I’ve worked under a variety of managers: many I considered bosses, and only a select few I considered leaders. You might be wondering—well wait a minute, aren’t they the same thing? Isn’t a boss a leader? This might surprise you, but no—they’re not. Bosses and leaders might hold the same title, and perform the same duties, but they are anything but the same.
I had a manager once tell me he knew I was a good leader because people wanted to work for me. My team had a reputation of being happy. They were well versed in all aspects of not only their job, but in performing the duties of other departments. Not only that, but they were also constantly given opportunities for promotion. Instead of watching the clock, wishing they could be anywhere else, they’d be willing to stay longer. Here’s what I did to inspire people to work for me.
Show, Don’t Tell
People are more willing to work for you if they know exactly what you want. This means you need to guide them. Instead of just telling them what to do and expecting that they know how to do something, take them through your process. Show them that you actually know what you’re talking about, and that you actually know the job you expect them to do. This will reveal that you understand the troubles they might face, and that you will be there when they need you. On top of that, they will know your expectations. That being said, when taking them through the process, listen to their questions and any possible suggestions.
Listen Attentively and Encourage Ideas
It’s all about respect. If you want to be respected as a leader you need to reciprocate. People are more receptive to someone they believe respects their ideas. As a leader, you need to understand that you don’t know everything. The people working under you might have some insights into making processes more efficient. That doesn’t mean you have to agree, but you should be willing to consider them. If you’re unwilling to listen to the opinions of your employees, then why did you hire them in the first place?
Make Smart Hires
Don’t be afraid of hiring people who might be smarter than you. Your goal as a leader should be to build people up, and you should start by hiring the right people. You want someone who has the potential to either fill your role so you can move on, or someone who could surpass you. This will take time and practice. The last thing you want to do is hire just because you’re desperate. Trust me. This never ends well. You’ll spend more time dealing with the trouble caused by that one employee than you would have looking for the best fit.

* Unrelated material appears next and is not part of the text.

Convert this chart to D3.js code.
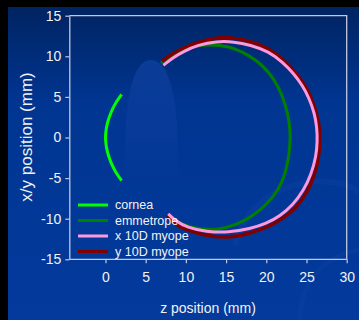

Praise Highly and Create a Welcoming Culture
You want a team that enjoys working together. This means you need to encourage a team culture that embraces every one of your members. Whatever you do, don’t pick favourites. Spread the workload around evenly, and don’t always fall on the same person for certain jobs.
Praise highly and widely, and encourage an environment where people feel comfortable asking for help. Team members should be willing to work with anyone from your team. To do that, you need to be present (when you can) and be constantly aware of your team’s dynamic. As soon as you become aware of any tension, get to the bottom of it and shut it down.
Over time I’ve found that leadership is a selfless act. It takes a certain kind of person to be willing to encourage the success and development of others and be okay, if not ecstatic, when they surpass you. I enjoy helping others, and take pride in the fact that I helped them succeed. So, if you want to be an effective leader I encourage you to think about a selfless leadership style.